Miscellaneous other goodies include a health care tax credit for employers with fewer than 25 employees and an exemption from the penalties for failure to provide employee health coverage for employers with 49 or fewer employees.
The Bad
Coverage mandates and other expansions of coverage will cost additional premium dollars, estimated at between an extra 1 to 9 percent of premium expense this year. That’s on top of premium increases reflecting the general upward trend of medical costs. “Revenue neutral” healthcare reform may be revenue neutral to the Federal Government, but it will not be revenue neutral to plans, employers or states which are responsible for additional Medicare and Medicaid costs. Medicare premiums for Part B and Part D coverage also will increase in 2011 for higher income recipients.
Non-grandfathered, self-insured plans will have to engage independent claims review organizations (either directly or through their third party administrators) in order to satisfy PPACA’s new external claims review requirements (this requirement is subject to a recently announced enforcement grace period until July 1, 2011). Non-grandfathered fully insured plans will have to comply with nondiscrimination rules that previously applied only to self-insured plans (failure to comply in an insured plan exposes the employer to an excise tax of $100 per day per participant, not just the taxation of benefits to highly compensated employees).
PPACA also has stirred up small businesses with a requirement that IRS Form 1099 be filed with the IRS and mailed to each supplier from which they purchase more than $600 in a year and a requirement that the value of health benefits be reported on their employees’ 2011 Form W-2 (this does not mean, as widely reported on the internet, that such benefits are currently taxable).
The Ugly
PPACA reforms technically allow employers to keep their group health plans as they existed on March 23, 2010 if they meet certain requirements for “grandfathered” plans (see http://www.benefitslawgroupofchicago.com/bulletins/health-care-reform-2010).
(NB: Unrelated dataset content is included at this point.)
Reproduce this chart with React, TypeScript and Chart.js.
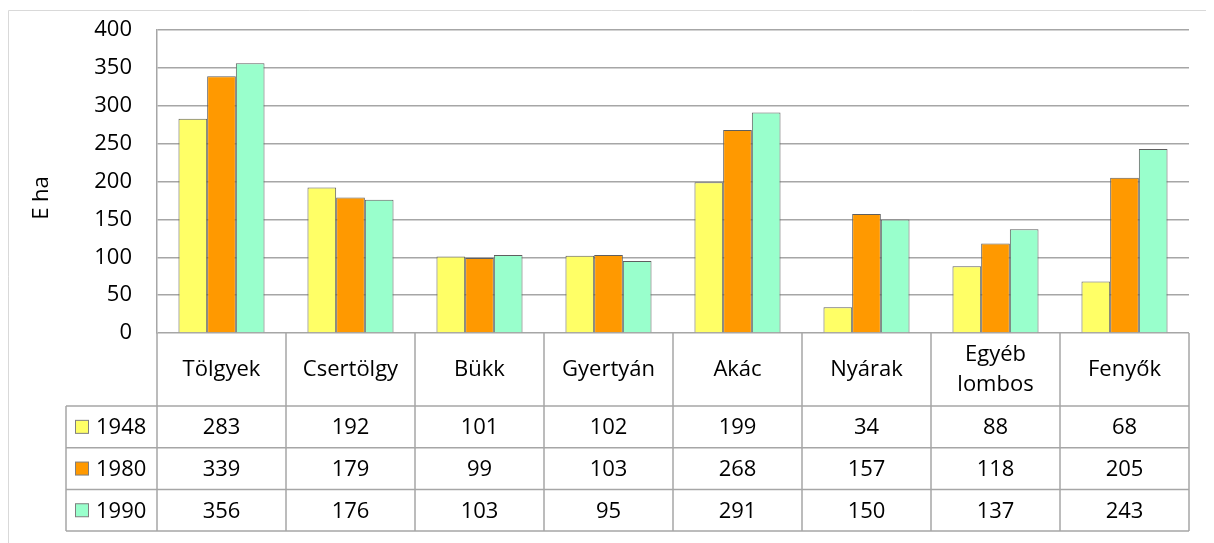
import React, { useEffect, useRef } from "react";
import { Chart, registerables } from "chart.js";

Chart.register(...registerables);

const categories = ["Tölgyek", "Csertölgy", "Bükk", "Gyertyán", "Akác", "Nyárak", "Egyéb\nlombos", "Fenyők"];
const seriesNames = ["1948", "1980", "1990"];
const values1948 = [283, 192, 101, 102, 199, 34, 88, 68];
const values1980 = [339, 179, 99, 103, 268, 157, 118, 205];
const values1990 = [356, 176, 103, 95, 291, 150, 137, 243];
const seriesColors = ["#FFFF66", "#FF9900", "#99FFCC"];
const yTitle = "E ha";

const FONT = "'Open Sans', 'Noto Sans', sans-serif";
const GRID = "#a6a6a6";

const tablePlugin = {
  id: "dataTable",
  afterDraw(chart: any) {
    const ctx = chart.ctx as CanvasRenderingContext2D;
    const area = chart.chartArea;
    const xs = chart.scales.x;
    const n = categories.length;
    const left = area.left;
    const right = area.right;
    const colW = (right - left) / n;
    const headerTop = area.bottom;
    const headerBottom = 398;
    const rowH = 41.7;
    const legendLeft = 58;
    ctx.save();
    // outer frame
    ctx.strokeStyle = "#d9d9d9";
    ctx.lineWidth = 1;
    ctx.beginPath();
    ctx.moveTo(0.5, chart.height);
    ctx.lineTo(0.5, 2.5);
    ctx.lineTo(chart.width, 2.5);
    ctx.stroke();

    ctx.strokeStyle = GRID;
    ctx.lineWidth = 1.5;
    ctx.beginPath();
    for (let i = 0; i <= n; i++) {
      const x = left + i * colW;
      ctx.moveTo(x, headerTop);
      ctx.lineTo(x, headerBottom + rowH * 3);
    }
    ctx.moveTo(legendLeft, headerBottom);
    ctx.lineTo(legendLeft, headerBottom + rowH * 3);
    for (let r = 0; r <= 3; r++) {
      const y = headerBottom + r * rowH;
      ctx.moveTo(legendLeft, y);
      ctx.lineTo(right, y);
    }
    ctx.stroke();

    ctx.fillStyle = "#000";
    ctx.font = `22px ${FONT}`;
    ctx.textAlign = "center";
    ctx.textBaseline = "middle";
    categories.forEach((c, i) => {
      const cx = xs.getPixelForValue(i);
      const lines = c.split("\n");
      const mid = (headerTop + headerBottom) / 2;
      const lh = 30;
      lines.forEach((ln, k) => {
        ctx.fillText(ln, cx, mid + (k - (lines.length - 1) / 2) * lh);
      });
    });
    const data = [values1948, values1980, values1990];
    data.forEach((vals, r) => {
      const cy = headerBottom + r * rowH + rowH / 2;
      vals.forEach((v, i) => {
        ctx.fillText(String(v), xs.getPixelForValue(i), cy + 1);
      });
      ctx.fillStyle = seriesColors[r];
      ctx.fillRect(67.5, cy - 6.5, 13, 13);
      ctx.strokeStyle = "#7f7f7f";
      ctx.lineWidth = 1;
      ctx.strokeRect(67.5, cy - 6.5, 13, 13);
      ctx.fillStyle = "#000";
      ctx.textAlign = "left";
      ctx.fillText(seriesNames[r], 88, cy + 1);
      ctx.textAlign = "center";
    });

    ctx.save();
    ctx.translate(34, 190);
    ctx.rotate(-Math.PI / 2);
    ctx.textAlign = "center";
    ctx.textBaseline = "middle";
    ctx.font = `22px ${FONT}`;
    ctx.fillText(yTitle, 0, 0);
    ctx.restore();
    ctx.restore();
  },
};

export default function App() {
  const ref = useRef<HTMLCanvasElement>(null);
  useEffect(() => {
    if (!ref.current) return;
    const chart = new Chart(ref.current, {
      type: "bar",
      data: {
        labels: categories.map((c) => c.replace("\n", " ")),
        datasets: [values1948, values1980, values1990].map((vals, i) => ({
          label: seriesNames[i],
          data: vals,
          backgroundColor: seriesColors[i],
          borderColor: "#5f5f5f",
          borderWidth: 1,
          categoryPercentage: 0.667,
          barPercentage: 1,
        })),
      },
      options: {
        animation: false,
        responsive: true,
        maintainAspectRatio: false,
        layout: { padding: { left: 0, right: 25, top: 22, bottom: 210 } },
        plugins: { legend: { display: false }, tooltip: { enabled: false } },
        scales: {
          x: {
            display: false,
            grid: { display: false },
          },
          y: {
            min: 0,
            max: 400,
            ticks: {
              stepSize: 50,
              padding: 25,
              color: "#000",
              font: { family: FONT, size: 22 },
            },
            grid: { color: GRID, lineWidth: 1.5, drawTicks: false },
            border: { color: GRID, width: 1.5 },
            afterFit: (s: any) => {
              s.width = 149;
              s.paddingTop = 13;
              s.paddingBottom = 13;
            },
          },
        },
      },
      plugins: [tablePlugin],
    });
    return () => chart.destroy();
  }, []);
  return (
    <div style={{ width: 1206, height: 535 }}>
      <canvas ref={ref} />
    </div>
  );
}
However, by government estimates, about 80 percent of existing small business plans will be unable to maintain their grandfathered plan status. For fully insured plans, it is likely that insurance companies will impose plan changes (such as premium increases, changes in deductibles and co-pays, and coverage reductions) without regard to grandfathered status. Small businesses, which typically have fully insured plans, will not be able to avoid these changes because just switching insurance companies will cause a loss of grandfathered status (there is an exception for collectively bargained plans).
Recommendations: For fully insured plans, the options are limited, and insurers will probably determine whether or not the plan retains grandfathered status. For those with self-insured plans in existence as of March 23, 2010, consider taking steps to retain grandfathered status. PPACA will still impose some significant requirements but others, including the need to engage independent claims review organizations, can be avoided or at least postponed by retaining grandfathered status. Bear in mind that there is a cost of maintaining grandfathered status, principally the lost flexibility to make cost-saving plan design changes (reducing employer contributions or benefits, or increasing co-pays, deductibles or employee premium contributions) except within limits prescribed by the PPACA rules. Of course, PPACA compliant plan documents (do not overlook cafeteria plans and HRAs) and participant notices need to be prepared and distributed in light of PPACA deadlines (January 1, 2011 for calendar year plans). Employers and HR staff need to address these matters with plan service providers and professional advisors on a priority basis.